Exercise requirements
Everything from the first line of the data through the line with "from bokeh.resources import INLINE" is to be echoed exactly, minus the pictures.

• • •

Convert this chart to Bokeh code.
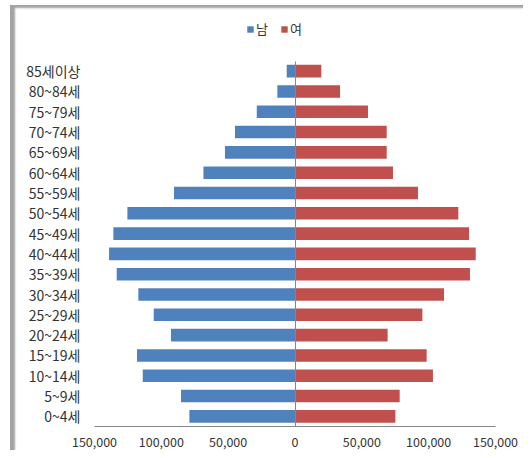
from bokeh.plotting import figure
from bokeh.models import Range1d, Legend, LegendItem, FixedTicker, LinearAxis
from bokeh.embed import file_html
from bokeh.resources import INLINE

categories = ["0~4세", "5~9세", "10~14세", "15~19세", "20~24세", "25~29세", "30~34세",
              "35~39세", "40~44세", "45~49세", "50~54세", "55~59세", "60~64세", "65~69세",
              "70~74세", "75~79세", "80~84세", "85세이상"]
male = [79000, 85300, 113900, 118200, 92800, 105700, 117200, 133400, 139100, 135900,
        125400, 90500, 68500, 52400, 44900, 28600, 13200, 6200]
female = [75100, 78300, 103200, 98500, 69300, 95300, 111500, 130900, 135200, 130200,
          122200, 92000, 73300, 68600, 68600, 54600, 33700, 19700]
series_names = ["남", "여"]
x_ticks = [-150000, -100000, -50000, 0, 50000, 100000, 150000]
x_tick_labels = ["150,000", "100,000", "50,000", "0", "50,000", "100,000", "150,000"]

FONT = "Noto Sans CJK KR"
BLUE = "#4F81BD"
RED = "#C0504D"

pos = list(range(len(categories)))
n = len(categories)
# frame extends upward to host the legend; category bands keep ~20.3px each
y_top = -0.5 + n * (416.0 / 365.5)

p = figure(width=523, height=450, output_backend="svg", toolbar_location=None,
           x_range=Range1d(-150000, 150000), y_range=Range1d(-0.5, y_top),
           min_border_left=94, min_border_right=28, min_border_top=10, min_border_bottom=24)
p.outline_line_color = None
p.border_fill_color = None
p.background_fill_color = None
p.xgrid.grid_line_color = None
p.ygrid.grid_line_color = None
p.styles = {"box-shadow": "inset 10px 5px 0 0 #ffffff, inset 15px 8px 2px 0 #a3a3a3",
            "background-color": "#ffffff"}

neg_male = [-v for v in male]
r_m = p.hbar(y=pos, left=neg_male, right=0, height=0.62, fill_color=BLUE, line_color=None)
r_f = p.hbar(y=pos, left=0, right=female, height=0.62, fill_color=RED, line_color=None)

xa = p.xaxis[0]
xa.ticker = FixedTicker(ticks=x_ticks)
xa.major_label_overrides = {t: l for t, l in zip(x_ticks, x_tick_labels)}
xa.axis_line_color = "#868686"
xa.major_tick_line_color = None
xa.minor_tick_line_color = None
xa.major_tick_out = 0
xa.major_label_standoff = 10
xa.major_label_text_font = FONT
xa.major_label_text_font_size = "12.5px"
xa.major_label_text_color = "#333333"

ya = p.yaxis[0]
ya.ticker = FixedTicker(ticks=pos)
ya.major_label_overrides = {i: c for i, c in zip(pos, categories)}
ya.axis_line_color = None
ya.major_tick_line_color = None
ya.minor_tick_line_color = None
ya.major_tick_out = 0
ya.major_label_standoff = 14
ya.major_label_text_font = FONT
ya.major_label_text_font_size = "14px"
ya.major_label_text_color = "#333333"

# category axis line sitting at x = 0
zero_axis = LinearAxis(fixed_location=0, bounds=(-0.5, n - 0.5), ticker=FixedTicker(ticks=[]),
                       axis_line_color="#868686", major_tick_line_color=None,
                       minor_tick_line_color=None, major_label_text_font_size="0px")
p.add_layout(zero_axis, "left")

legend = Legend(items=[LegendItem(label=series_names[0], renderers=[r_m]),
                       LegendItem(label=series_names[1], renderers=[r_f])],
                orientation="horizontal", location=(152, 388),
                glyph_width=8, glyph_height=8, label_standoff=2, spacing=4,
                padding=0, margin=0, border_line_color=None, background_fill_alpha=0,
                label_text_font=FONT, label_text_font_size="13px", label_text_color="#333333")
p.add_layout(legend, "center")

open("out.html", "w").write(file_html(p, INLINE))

• • •

The completed task
Convert this chart to Bokeh code.
from bokeh.plotting import figure
from bokeh.models import Range1d, Legend, LegendItem, FixedTicker, LinearAxis
from bokeh.embed import file_html
from bokeh.resources import INLINE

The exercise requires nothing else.